## Start GIVEN DATA

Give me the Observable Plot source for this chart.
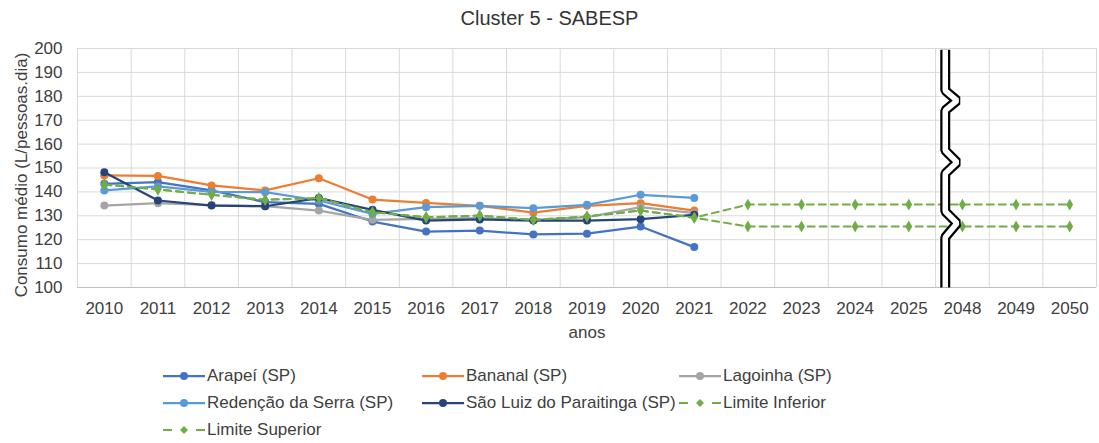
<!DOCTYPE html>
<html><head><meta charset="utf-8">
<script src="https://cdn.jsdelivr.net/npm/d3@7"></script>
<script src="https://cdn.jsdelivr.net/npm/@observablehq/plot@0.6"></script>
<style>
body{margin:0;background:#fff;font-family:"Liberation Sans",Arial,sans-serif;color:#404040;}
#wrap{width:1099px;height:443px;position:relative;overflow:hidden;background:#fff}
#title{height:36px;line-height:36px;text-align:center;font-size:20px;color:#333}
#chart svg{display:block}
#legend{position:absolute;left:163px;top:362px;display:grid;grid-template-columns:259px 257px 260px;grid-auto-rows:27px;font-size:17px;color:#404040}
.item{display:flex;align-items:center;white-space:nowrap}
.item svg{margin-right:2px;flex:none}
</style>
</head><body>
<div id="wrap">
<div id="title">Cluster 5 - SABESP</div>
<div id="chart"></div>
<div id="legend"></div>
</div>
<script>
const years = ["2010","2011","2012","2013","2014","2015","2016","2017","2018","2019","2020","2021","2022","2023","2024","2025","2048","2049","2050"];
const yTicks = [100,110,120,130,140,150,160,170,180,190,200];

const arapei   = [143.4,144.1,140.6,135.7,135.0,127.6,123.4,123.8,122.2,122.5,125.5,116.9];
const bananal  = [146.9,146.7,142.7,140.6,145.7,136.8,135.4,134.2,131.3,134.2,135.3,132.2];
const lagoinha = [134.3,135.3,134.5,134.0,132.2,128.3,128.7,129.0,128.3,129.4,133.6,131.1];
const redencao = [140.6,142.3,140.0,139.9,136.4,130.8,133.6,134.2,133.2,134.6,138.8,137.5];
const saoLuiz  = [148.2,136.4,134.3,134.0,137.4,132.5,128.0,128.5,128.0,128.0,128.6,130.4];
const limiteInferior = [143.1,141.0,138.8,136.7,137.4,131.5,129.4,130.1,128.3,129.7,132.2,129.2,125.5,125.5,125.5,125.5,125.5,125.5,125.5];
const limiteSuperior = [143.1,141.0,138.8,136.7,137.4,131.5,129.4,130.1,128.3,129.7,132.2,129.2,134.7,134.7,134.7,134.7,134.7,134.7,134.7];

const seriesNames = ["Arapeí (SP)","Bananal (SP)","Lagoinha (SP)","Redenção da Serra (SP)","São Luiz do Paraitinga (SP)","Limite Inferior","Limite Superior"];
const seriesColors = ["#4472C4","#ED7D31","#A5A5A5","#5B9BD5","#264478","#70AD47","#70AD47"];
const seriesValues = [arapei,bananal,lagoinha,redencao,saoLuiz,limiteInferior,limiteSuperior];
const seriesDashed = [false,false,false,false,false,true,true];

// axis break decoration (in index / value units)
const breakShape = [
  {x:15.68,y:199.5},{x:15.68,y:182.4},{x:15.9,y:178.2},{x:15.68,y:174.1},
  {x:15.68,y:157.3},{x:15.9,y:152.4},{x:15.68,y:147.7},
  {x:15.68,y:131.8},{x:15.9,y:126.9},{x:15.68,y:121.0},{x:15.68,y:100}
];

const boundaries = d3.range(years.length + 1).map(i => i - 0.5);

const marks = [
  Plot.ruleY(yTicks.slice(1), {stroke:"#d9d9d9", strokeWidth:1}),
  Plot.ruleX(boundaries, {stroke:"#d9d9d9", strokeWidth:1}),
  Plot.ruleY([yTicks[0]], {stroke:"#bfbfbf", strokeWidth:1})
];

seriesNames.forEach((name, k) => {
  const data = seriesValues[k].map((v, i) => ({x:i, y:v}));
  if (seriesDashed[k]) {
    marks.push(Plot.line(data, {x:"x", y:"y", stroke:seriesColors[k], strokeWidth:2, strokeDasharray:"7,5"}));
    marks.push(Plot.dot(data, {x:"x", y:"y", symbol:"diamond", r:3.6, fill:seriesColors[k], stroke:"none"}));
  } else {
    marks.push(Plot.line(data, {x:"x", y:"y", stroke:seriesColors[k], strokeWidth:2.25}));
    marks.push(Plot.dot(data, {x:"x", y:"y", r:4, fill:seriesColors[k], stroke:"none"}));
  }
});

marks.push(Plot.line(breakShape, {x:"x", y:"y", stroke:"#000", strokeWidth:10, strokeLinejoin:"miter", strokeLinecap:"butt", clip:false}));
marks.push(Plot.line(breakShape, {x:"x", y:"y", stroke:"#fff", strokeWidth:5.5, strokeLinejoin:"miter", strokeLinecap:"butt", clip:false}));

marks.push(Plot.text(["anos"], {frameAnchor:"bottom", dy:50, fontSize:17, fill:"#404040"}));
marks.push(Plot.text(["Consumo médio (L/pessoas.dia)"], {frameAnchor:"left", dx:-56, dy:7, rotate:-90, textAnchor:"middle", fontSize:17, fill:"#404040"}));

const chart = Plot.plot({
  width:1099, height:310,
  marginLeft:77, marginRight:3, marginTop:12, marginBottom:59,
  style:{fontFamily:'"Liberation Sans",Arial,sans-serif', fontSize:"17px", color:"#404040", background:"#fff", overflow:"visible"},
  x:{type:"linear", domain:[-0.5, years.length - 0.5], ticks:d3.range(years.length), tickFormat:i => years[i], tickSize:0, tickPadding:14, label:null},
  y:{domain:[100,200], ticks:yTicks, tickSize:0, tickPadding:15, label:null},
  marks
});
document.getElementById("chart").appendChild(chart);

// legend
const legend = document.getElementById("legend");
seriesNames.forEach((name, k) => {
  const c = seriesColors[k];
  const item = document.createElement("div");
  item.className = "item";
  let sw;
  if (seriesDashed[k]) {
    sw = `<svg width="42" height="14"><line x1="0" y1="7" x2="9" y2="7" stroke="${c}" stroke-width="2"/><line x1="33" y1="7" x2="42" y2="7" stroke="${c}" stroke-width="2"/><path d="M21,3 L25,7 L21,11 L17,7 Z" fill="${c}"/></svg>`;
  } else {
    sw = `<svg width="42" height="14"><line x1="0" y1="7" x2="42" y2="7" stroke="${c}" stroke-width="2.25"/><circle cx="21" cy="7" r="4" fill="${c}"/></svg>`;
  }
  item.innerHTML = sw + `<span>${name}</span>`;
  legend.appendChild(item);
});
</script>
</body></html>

## End GIVEN DATA
## Start GIVEN DATA

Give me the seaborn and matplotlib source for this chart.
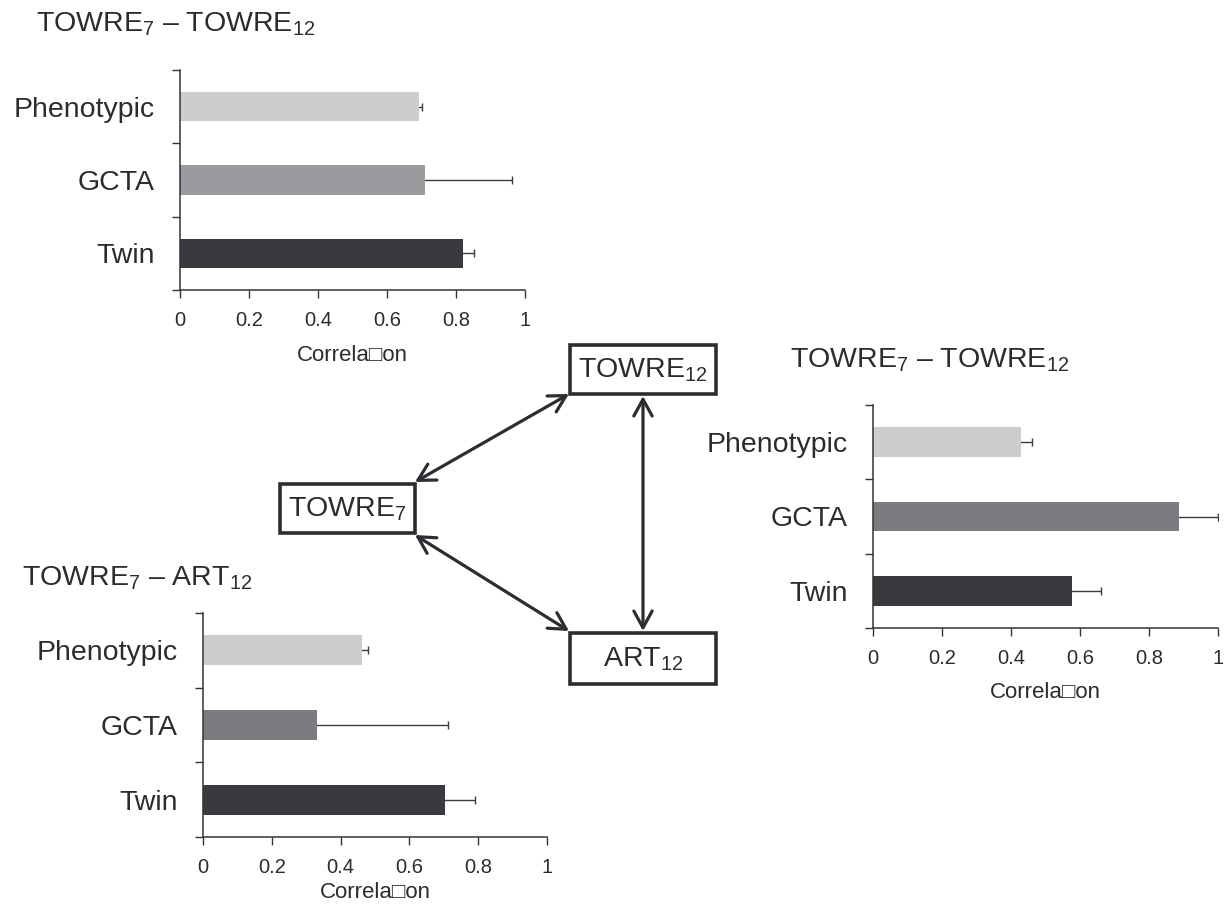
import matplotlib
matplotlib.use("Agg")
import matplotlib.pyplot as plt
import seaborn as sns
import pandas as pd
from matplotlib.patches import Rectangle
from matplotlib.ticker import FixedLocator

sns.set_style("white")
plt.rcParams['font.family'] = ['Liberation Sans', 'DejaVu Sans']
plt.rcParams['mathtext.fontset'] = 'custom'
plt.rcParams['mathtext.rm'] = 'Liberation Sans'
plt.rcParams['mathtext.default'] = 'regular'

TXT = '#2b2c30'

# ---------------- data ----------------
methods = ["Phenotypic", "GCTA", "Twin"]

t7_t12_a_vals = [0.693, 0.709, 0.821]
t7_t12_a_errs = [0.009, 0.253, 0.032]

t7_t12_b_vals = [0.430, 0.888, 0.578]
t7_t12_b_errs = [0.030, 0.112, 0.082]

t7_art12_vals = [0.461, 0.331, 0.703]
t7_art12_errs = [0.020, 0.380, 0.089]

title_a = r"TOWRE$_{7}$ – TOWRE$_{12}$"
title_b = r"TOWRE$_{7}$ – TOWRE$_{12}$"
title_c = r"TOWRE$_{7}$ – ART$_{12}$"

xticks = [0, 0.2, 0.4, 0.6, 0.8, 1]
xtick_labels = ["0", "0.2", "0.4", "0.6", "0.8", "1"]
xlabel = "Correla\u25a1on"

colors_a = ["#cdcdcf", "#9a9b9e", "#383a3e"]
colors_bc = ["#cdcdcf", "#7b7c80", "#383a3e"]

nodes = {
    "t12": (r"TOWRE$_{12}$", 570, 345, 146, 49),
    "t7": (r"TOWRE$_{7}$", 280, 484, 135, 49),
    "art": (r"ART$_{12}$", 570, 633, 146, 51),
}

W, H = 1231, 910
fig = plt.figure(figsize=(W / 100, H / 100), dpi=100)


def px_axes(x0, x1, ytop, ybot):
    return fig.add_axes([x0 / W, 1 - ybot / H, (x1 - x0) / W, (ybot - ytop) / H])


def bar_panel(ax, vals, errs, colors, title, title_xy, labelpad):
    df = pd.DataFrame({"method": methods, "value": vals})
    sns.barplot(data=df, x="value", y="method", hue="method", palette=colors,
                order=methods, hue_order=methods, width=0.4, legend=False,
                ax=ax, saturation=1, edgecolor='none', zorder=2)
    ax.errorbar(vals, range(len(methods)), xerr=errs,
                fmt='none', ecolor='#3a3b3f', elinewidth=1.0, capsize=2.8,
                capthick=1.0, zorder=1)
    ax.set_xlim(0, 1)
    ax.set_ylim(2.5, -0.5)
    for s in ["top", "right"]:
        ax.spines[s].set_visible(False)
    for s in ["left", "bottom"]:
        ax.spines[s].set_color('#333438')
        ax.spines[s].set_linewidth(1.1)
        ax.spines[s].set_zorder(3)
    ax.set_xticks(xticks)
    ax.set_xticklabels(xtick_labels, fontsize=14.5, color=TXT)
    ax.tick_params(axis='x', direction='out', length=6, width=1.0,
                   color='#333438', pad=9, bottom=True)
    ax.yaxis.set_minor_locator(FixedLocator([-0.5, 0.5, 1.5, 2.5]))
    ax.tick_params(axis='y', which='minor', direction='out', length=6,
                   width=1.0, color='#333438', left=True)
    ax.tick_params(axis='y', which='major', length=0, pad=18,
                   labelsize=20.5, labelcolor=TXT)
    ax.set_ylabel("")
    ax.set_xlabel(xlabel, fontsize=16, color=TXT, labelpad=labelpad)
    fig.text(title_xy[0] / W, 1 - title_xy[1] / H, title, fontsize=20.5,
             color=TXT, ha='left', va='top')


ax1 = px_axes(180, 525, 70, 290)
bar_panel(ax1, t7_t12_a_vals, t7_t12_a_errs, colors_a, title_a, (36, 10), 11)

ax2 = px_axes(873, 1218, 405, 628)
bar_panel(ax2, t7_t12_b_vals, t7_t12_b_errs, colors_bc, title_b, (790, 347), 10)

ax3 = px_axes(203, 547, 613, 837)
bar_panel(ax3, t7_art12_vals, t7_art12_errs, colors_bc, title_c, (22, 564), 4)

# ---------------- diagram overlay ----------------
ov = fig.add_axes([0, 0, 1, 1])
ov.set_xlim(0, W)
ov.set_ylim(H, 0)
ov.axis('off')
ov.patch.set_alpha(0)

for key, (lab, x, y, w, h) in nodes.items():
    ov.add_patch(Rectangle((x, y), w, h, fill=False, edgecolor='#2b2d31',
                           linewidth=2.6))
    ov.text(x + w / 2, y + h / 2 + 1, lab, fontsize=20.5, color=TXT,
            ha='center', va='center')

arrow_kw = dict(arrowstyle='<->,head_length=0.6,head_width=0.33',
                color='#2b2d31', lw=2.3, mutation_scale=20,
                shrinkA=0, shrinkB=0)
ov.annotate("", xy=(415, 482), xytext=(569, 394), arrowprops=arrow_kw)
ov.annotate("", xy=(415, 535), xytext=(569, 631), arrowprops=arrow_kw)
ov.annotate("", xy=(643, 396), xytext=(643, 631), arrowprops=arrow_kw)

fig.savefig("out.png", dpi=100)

## End GIVEN DATA

> GIVEN REQUEST:
Find the lines above that contain the word "matplotlib" and collect them.

> RESULT OF THIS TASK:
Give me the seaborn and matplotlib source for this chart.
import matplotlib
matplotlib.use("Agg")
import matplotlib.pyplot as plt
from matplotlib.patches import Rectangle
from matplotlib.ticker import FixedLocator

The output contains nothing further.